Well, all the hard work finally paid off. I finished Dwayne's pants about 1am Sunday morning and worked on button holes on the way, but everyone had outfits to wear for our first reenactment. We went for just the day and had wonderful time. Now we can't wait until we go to Mississinewa 1812 (http://www.mississinewa1812.com/), we will do that for the whole weekend. I need to start on some warmer things for that, but after looking at all the cool clothing yesterday, I am excited to start on them. I may take a day or two before I start right into the sewing. The one funny thing about all this is that I wanted to get there in time to see the fashion show that they had going on. Well, we got there just in time and as we were hurrying down to find a seat all of us girls got called down to show off our clothing in the fashion show. I guess I must have done a good enough job. Very cool! We went with our friends the Clouses. They have been doing reenacting for a long time and are being very helpful in getting us all ready. They are even going to be letting us stay with them the weekend of Mississinewa. Just so you know, we are dressed to portray pirates of the time. Here are some more pictures of the family.

Patty C., Sara C., Sari, Matt C., Emily C. Brighton & Dora


Sari, Sara C. & Dora.
Dora


















Dwayne & Tobi


Dwayne & Cari


Brighton & Jeremiah C.


On the way home we stopped for dinner at Cracker Barrel in all of our cool clothing. We got a few looks. Then it was on to home, showers and off to bed. I was so ready to go to bed without doing any sewing first. I think we are all planning on looking into more events to go to as well in the next few years. It is so nice doing this with another family. It makes the whole trip better for the kids to have friends to hang out with. Sari and Sara C. will be missing Mississinewa, because they will be off to Washington, D.C. with their class. We will really miss them.

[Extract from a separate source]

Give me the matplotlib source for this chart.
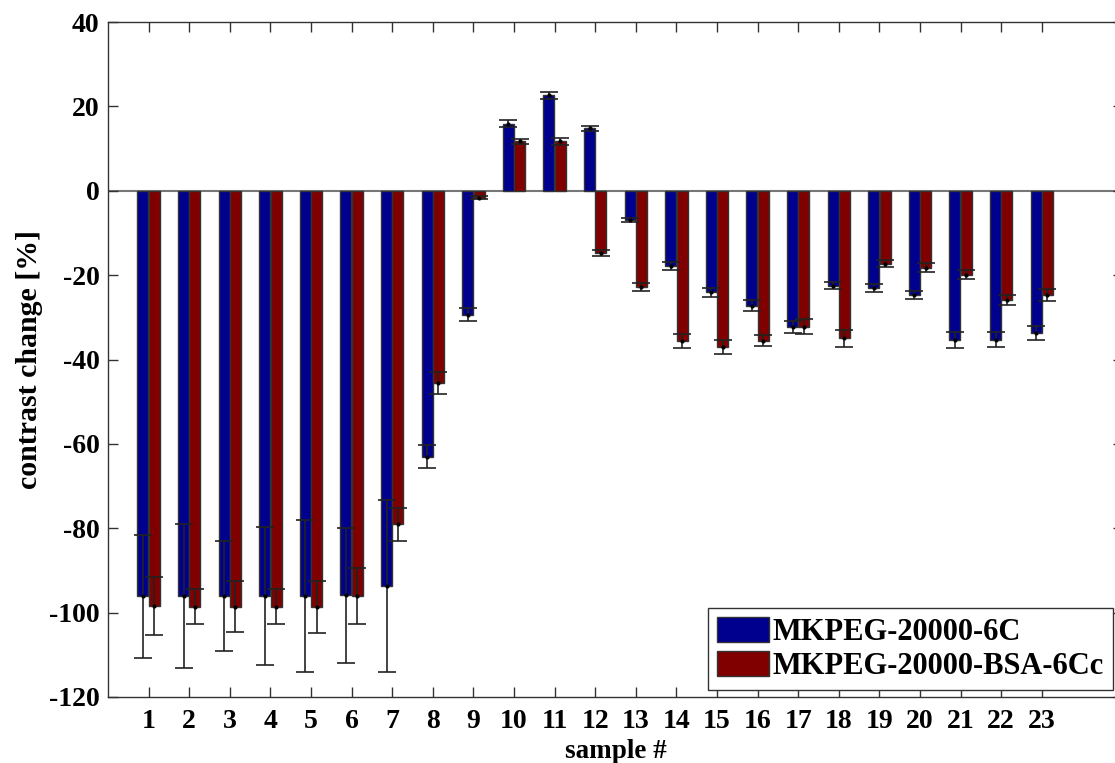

Wednesday, September 12, 2007

Sewing....

I have been sewing tons for over a week now trying to get some clothing done for an event that my family will be attending on Sunday. Now, I am not bad at sewing, but I am not the greatest at clothing. No matter how many times I read a patterns instructions, it just always seems like a foreign language to me. I was talking about this with my hubby the other day, I told him that I take all the pieces, look at the instructions, and then still do it however I think it should go, which sometimes means a lot of ripping out stitches and resewing. He told me that he is the same way with his wood projects...he just tries to figure it out on his own. Funny how we are so alike in that area. I sometimes really dislike this about myself, because I would much rather be able to follow the instructions there in front of me, after all, they have been tested and my project would come out right the first time.

Reminds me so much of the bible. There are God's instructions for me, not that life would always come out right the first time if I followed them, but it certainly would come out better than if I don't follow them. But, sometimes when I am reading the bible, it is like reading a foreign language as well....nothing makes sense. And then, one day....it just hits me and I finally get at least a small part. Just like after messing up the first article of clothing, when I go to do the second one...it comes out much better. I guess the important thing for me to remember is to keep reading, rereading and reading again....it will make sense.

Right now everyone should be praying for my children. The poor things have been fending for themselves for dinner and having to do their daily chores without mommy's help. But I think in the end the reason they are not complaining is because they are so excited about their new reenactment clothing that they will get to wear this Sunday. I will have to post pictures of everyone in their new outfits when I get them done.

Wednesday, September 5, 2007

Just a girl...

Now a lot of the time I try to come off tough, ungirly like, but today I was reminded just how girly I am. I have been cleaning our old garage to make into a bedroom/laundry room. When I picked up an old carpet I found a dead mouse. Now, come on...it is already dead, all the hard work is done, but I am sorry...I just can't bring myself to clean it up. My husband had emailed me that he would be coming home soon, so I just called up his little cell phone and asked him how close he was to home. Lucky for me, he was just down the road at the church, talking with another guy, and I am sure they both had a great laugh at my expense, but I don't care, I asked him to come home soon and clean it up. What a great husband, he did clean it up and with such manliness that makes my heart go pitter-patter.

Monday, September 3, 2007

Talking, talking and more talking...

Ok, I am a very talkative person. My hubby will gladly tell anyone who asks, I change subjects easily and switch back again without missing a beat. One nice thing about all this, is that with 4 kids (who are all very talkative just like their mother), I can easily have multiple conversations going on, especially after school. But still, I feel that I am way too talkative. There are days I think to myself...just stop talking....really, shut up right now. But what really makes matters worse for me, is all the things I think that I want to say, but I just never get the chance. I have always told my husband if he could see all the things I think about saying, but don't, he would be so impressed with my restraint. Of course, this works against me too, because I will sometimes have a conversation in my mind, think I said it out loud, and then wonder why my hubby does not know what I am talking about. Makes you wonder how he has put up with me all these years.

I must say, this all use to really bug me. I would be talking to a person, and talking...and talking, I would think to myself, I am driving this poor person crazy. I started praying more that I would become the kind of person that didn't say much, was just quiet and blended with the background and not very noticeable. I prayed almost every day for week or so for this, when I heard very clearly, "that is not how I made you." I guess God made me this way for a purpose, I can go on talking after all....Maybe I will just take it easy on that new person I am chatting with and give them a chance to talk, maybe?